4.     a)  Title to all goods supplied hereunder shall remain vested in the Company until payment is made in full by the Customer.

b) Sub condition (a) shall not prevent the Customer from embodying the goods in any product or from selling the goods or any product embodying the goods but until such time the Customer shall keep the goods separate and identifiable. In such event (to the extent of the Customer’s indebtedness to the Company in respect of the goods) the Customer shall:-

i) Hold the proceeds of sale or the right to receive the same on trust for the Company: and

ii) Place the proceeds of sale in a separate account of the Customer in such a way as to be unidentifiable as in the beneficial ownership of the Company: and

iii) At the Company’s request assign the right to receive the proceeds of the sale to the Company.

c) Upon the happening of any of the following events (“events of default”) the Company without prejudice to its other rights under these conditions shall be entitled to enter upon any land or premises where the goods or any product embodying the goods may be for the time being to detach the goods it so embodied and to recover possession of them namely:

i) Where the Customer shall fail to make payment in full on the due date for all goods supplied hereunder:

ii) Where the Customer shall have a Receiving Order made against him or become bankrupt or enter into any agreement or composition with his creditors:

iii) Where the Customer being an incorporated Company shall have a Receiver appointed or pass a Resolution to wind-up or have an Order of the Court made against it to any such effect.

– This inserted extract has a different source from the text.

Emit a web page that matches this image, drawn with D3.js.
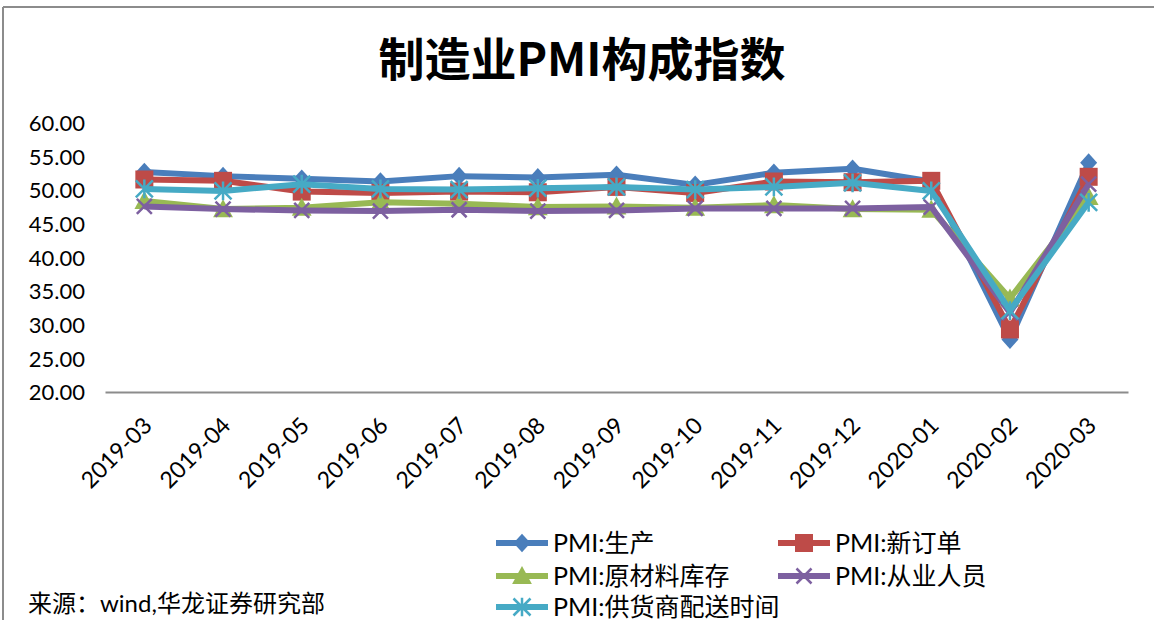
<!DOCTYPE html>
<html>
<head>
<meta charset="utf-8">
<script src="https://cdn.jsdelivr.net/npm/d3@7"></script>
<style>
  body { margin: 0; background: #fff; }
  svg text { font-family: Lato, "Noto Sans CJK SC", sans-serif; fill: #000; }
</style>
</head>
<body>
<div id="main"></div>
<script>
// categories
var months = ['2019-03','2019-04','2019-05','2019-06','2019-07','2019-08','2019-09',
              '2019-10','2019-11','2019-12','2020-01','2020-02','2020-03'];

// series values
var production     = [52.7, 52.1, 51.7, 51.3, 52.1, 51.9, 52.3, 50.8, 52.6, 53.2, 51.3, 27.8, 54.1];
var newOrders      = [51.6, 51.4, 49.8, 49.6, 49.8, 49.7, 50.5, 49.6, 51.3, 51.2, 51.4, 29.3, 52.0];
var rawInventory   = [48.4, 47.2, 47.4, 48.2, 48.0, 47.5, 47.6, 47.4, 47.8, 47.2, 47.1, 33.9, 49.0];
var employment     = [47.6, 47.2, 47.0, 46.9, 47.1, 46.9, 47.0, 47.3, 47.3, 47.3, 47.5, 31.8, 50.9];
var deliveryTime   = [50.2, 49.9, 50.9, 50.2, 50.1, 50.3, 50.5, 50.1, 50.5, 51.1, 49.9, 32.1, 48.2];

var seriesNames  = ['PMI:生产', 'PMI:新订单', 'PMI:原材料库存', 'PMI:从业人员', 'PMI:供货商配送时间'];
var yTicks = [20, 25, 30, 35, 40, 45, 50, 55, 60];

var series = [
  { name: seriesNames[0], values: production,   color: '#4a7ebb', marker: 'diamond' },
  { name: seriesNames[1], values: newOrders,    color: '#be4b48', marker: 'square' },
  { name: seriesNames[2], values: rawInventory, color: '#98b954', marker: 'triangle' },
  { name: seriesNames[3], values: employment,   color: '#7d60a0', marker: 'x' },
  { name: seriesNames[4], values: deliveryTime, color: '#46aac5', marker: 'star' }
];

var W = 1154, H = 620;
var plot = { left: 105, right: 1128, top: 123, bottom: 392 };

var svg = d3.select('#main').append('svg')
  .attr('width', W)
  .attr('height', H);

// frame (top + left edges visible)
svg.append('line').attr('x1', 3).attr('x2', W).attr('y1', 7).attr('y2', 7)
  .attr('stroke', '#8c8c8c').attr('stroke-width', 2);
svg.append('line').attr('x1', 3).attr('x2', 3).attr('y1', 7).attr('y2', H)
  .attr('stroke', '#8c8c8c').attr('stroke-width', 2);

// title
svg.append('text')
  .attr('x', 582).attr('y', 76)
  .attr('text-anchor', 'middle')
  .style('font-family', '"Noto Sans CJK SC", sans-serif')
  .style('font-weight', 'bold')
  .style('font-size', '46px')
  .text('制造业PMI构成指数');

var x = d3.scaleBand().domain(months).range([plot.left, plot.right]);
var y = d3.scaleLinear().domain([20, 60]).range([plot.bottom, plot.top]);

// y axis labels (no line)
var yAxis = svg.append('g')
  .attr('transform', 'translate(' + (plot.left - 20) + ',0)')
  .call(d3.axisLeft(y).tickValues(yTicks).tickFormat(d3.format('.2f')).tickSize(0).tickPadding(0));
yAxis.select('.domain').remove();
yAxis.selectAll('text')
  .style('font-family', 'Lato, sans-serif')
  .style('font-size', '22px')
  .attr('dy', '0.35em');

// x axis
var xAxis = svg.append('g')
  .attr('transform', 'translate(0,' + plot.bottom + ')')
  .call(d3.axisBottom(x).tickSize(0).tickPadding(0));
xAxis.select('.domain').attr('stroke', '#8c8c8c').attr('stroke-width', 2);
xAxis.selectAll('text')
  .style('font-family', 'Lato, sans-serif')
  .style('font-size', '23px')
  .attr('text-anchor', 'end')
  .attr('dy', 0)
  .attr('transform', 'translate(9,35) rotate(-45)');

// markers
function drawMarker(g, type, color, size) {
  var s = size;
  if (type === 'diamond') {
    g.append('path').attr('d', 'M0,' + (-s * 0.55) + 'L' + (s * 0.5) + ',0L0,' + (s * 0.55) + 'L' + (-s * 0.5) + ',0Z')
      .attr('fill', color);
  } else if (type === 'square') {
    g.append('rect').attr('x', -s / 2).attr('y', -s / 2).attr('width', s).attr('height', s)
      .attr('fill', color);
  } else if (type === 'triangle') {
    g.append('path').attr('d', 'M0,' + (-s * 0.55) + 'L' + (s * 0.55) + ',' + (s * 0.45) + 'L' + (-s * 0.55) + ',' + (s * 0.45) + 'Z')
      .attr('fill', color);
  } else if (type === 'x') {
    var h = s / 2;
    g.append('path').attr('d', 'M' + (-h) + ',' + (-h) + 'L' + h + ',' + h + 'M' + h + ',' + (-h) + 'L' + (-h) + ',' + h)
      .attr('stroke', color).attr('stroke-width', 2.5).attr('fill', 'none');
  } else if (type === 'star') {
    var k = s / 2;
    g.append('path').attr('d', 'M' + (-k) + ',' + (-k) + 'L' + k + ',' + k + 'M' + k + ',' + (-k) + 'L' + (-k) + ',' + k + 'M0,' + (-k * 1.1) + 'L0,' + (k * 1.1))
      .attr('stroke', color).attr('stroke-width', 2.5).attr('fill', 'none');
  }
}

var line = d3.line()
  .x(function(d, i){ return x(months[i]) + x.bandwidth() / 2; })
  .y(function(d){ return y(d); });

var sizes = { diamond: 17, square: 18, triangle: 18, x: 15, star: 17 };

series.forEach(function(s){
  var g = svg.append('g').attr('class', 'series');
  g.append('path')
    .datum(s.values)
    .attr('d', line)
    .attr('fill', 'none')
    .attr('stroke', s.color)
    .attr('stroke-width', 6)
    .attr('stroke-linejoin', 'round');
  s.values.forEach(function(v, i){
    var mg = g.append('g')
      .attr('transform', 'translate(' + (x(months[i]) + x.bandwidth() / 2) + ',' + y(v) + ')');
    drawMarker(mg, s.marker, s.color, sizes[s.marker]);
  });
});

// legend
var legendPos = [
  { x: 496, y: 543 }, { x: 778, y: 543 },
  { x: 496, y: 576 }, { x: 778, y: 576 },
  { x: 496, y: 607 }
];
series.forEach(function(s, i){
  var p = legendPos[i];
  var lg = svg.append('g').attr('transform', 'translate(' + p.x + ',' + p.y + ')');
  lg.append('line').attr('x1', 0).attr('x2', 52).attr('y1', 0).attr('y2', 0)
    .attr('stroke', s.color).attr('stroke-width', 6);
  var mg = lg.append('g').attr('transform', 'translate(26,0)');
  drawMarker(mg, s.marker, s.color, sizes[s.marker]);
  lg.append('text')
    .attr('x', 57).attr('y', 0).attr('dy', '0.35em')
    .style('font-size', '25px')
    .text(s.name);
});

// source
svg.append('text')
  .attr('x', 28).attr('y', 612)
  .style('font-size', '24px')
  .text('来源：wind,华龙证券研究部');
</script>
</body>
</html>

d) Upon the occurrence of an event of default all sums then standing to the credit of the Company whether subject to this contract or not shall become due and payable with immediate effect.

5. The standard Terms and Conditions of Sale Ex-Stock and “To arrive” adopted by the Importers Division of the Timber Trade Federation in force at the date hereof (a copy of which is available to the Customer on request) shall be deemed to be incorporated herein in full but if there is any inconsistency between these Terms and Conditions and those of the said Timber Trade Federation the Company’s Terms shall prevail and they shall likewise prevail over any terms and conditions of the Customer.

6. If any contract(s) made by the Company to procure the goods provides for variation of price(s) or for the cancellation of such contract(s) in the event of alteration in rate(s) of exchange and if by virtue of such provision either the price of any of the goods to be paid by the Company, or the Sterling equivalent thereof, is varied or the contract(s) is cancelled then the price(s) of such goods under this contract shall be varied by the same amount or the Company at their option shall have the right to cancel this contract by notifying the Customer in respect of any goods not delivered to the Customer at the date.

7. Terms of payment are as specified on the Company’s invoice with time of payment being of the essence of the contract and if payment is not made on the due date interest will be charged at a rate of 4% per annum over the base rate of Nation Westminster Bank Plc for the time being.

8.     a) The decision to pack and the method of packing goods is at the Company’s discretion. Any excess cost for special packing if requested by the Customer shall be for the Customer’s account.

b) The Company will use its best endeavour to deliver the goods by the date(s) specified in Order/Contract but shall be under no legal obligation to do so and in no circumstances will the Company be liable for delay or for any loss or damage whatsoever caused directly or indirectly by any delay in the delivery of the goods. The Customer undertakes despite delay to accept the goods on delivery by the Company.

c) The Company reserves the right to deliver the goods by instalments and failure of any delivery or any defect in the contents thereof shall not entitle the Customer to refuse any other delivery.

9. If the delivery of the goods is in the Company’s opinion rendered impracticable by reason of ACT of God industrial action trade disputes restrictions of supplies Government control inevitable accident force majeure or any other circumstances outside its control the Company shall be at liberty to terminate the contracts by notice without liability to the Customer for loss or damage directly or indirectly arising there from.

10.   The goods shall be at the Customer’s risk from the time of order.

11.   It is an express term of any contract for the processing of goods that the processing is carried out entirely at the Customer’s risk and no liability whatsoever is accepted by the Company for any loss deterioration or damage arising from such processing whether carried out by the Company or by third parties to whom such processing is sub-contracted.

12.   Notice of any claim arising out of or in connection with this contract must be given in writing to the Company within 2 working days from the date when the goods are collect or delivered failing which all claims shall be deemed to be waived and absolutely barred and no claims will be entertained unless goods are in exactly the same condition as when collected or delivered.

13.   Any information given on the face hereof as to size, thickness, density or other description of any product is intended as an approximate or nominal indication only.

14.   Waiver by the Company of any breach of these Terms and Conditions or any granting of time or indulgence by the Company to the Customer shall in no way affect the rights of the Company hereunder.

15.   This Agreement shall be governed and construed in accordance with English Law.

16.   Any clerical error or omissions contained in the Company’s quotation, acknowledgement or invoice shall be rectified by the Company on the discovery and as soon as practicable notified to the Customer; such errors or omissions shall not be binding on the Company and rectification thereof shall not invalidate the contract.

17.   You may be assured that we will deal with your information in accordance with our legal obligations under the General Data Protection Regulations.